HOME CROWD ADVANTAGE
To win over Asian fans, One Championship is building up local fighters in each market. Its marketing campaigns involve depicting the personal stories of its fighters. They show lightweight world champion Eduardo Folayang’s rise as a Filipino national hero after overcoming poverty so dire that five siblings died of illnesses. And Aung La N Sang, who made history in July by becoming Myanmar’s first world champion in any sport.
“Human beings are tribal,” he said. “You want to follow and cheer for people who share the same background, culture and values.”
Sports media companies like UFC and One Championship typically make money by selling content to TV or digital platforms, often via pay-per-view, and through sponsorship and merchandising.

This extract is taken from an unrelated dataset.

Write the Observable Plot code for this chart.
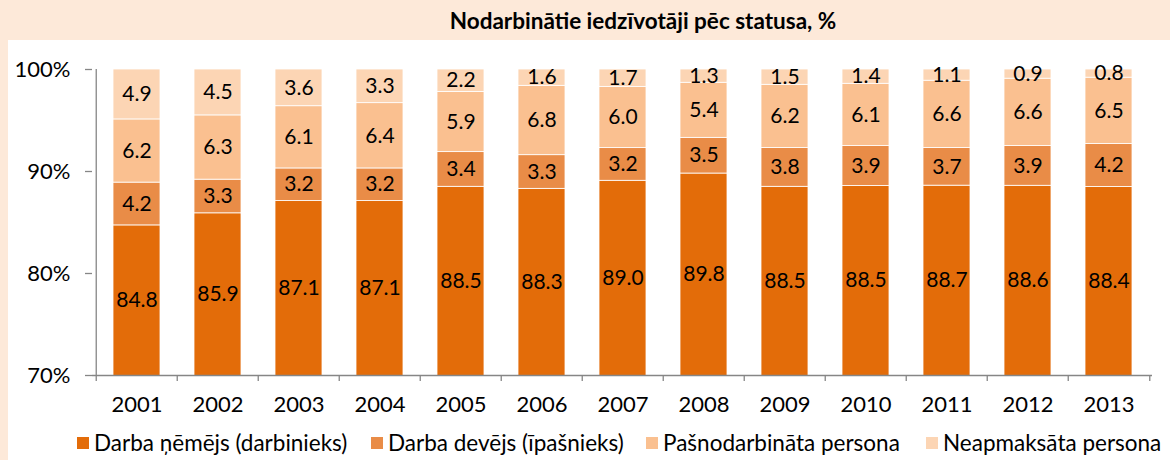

One Championship’s event on Saturday in Shanghai could be viewed live for US$9.99. Sityodtong declined to disclose the company’s revenue but said it is still mainly from sponsors, including Disney, Marvel and Universal International Pictures.
He isn’t the only MMA promoter in Asia. In Japan, there are versions like Rizin Fighting Federation, Pancrase, Deep and Shooto. In China, local tournament Kunlun Fight holds regular bouts and South Korea has Top Fighting Championship.
But Sityodtong’s regional model appears to be working. One Championship events are now televised in 128 countries, up from 60 in 2014. Social media video views have soared to 600 million from 312,000 in 2014.
One Championship plans to hold 20 events this year, up from 14 last year. Sityodtong aims to eventually hold an event every week in Asia. UFC held only two events in the Asia Pacific region last year and plans to have five this year.
“My mission is to unleash superheroes who reignite the world with hope, strength, dreams and courage,” he said. “We’re just getting started.”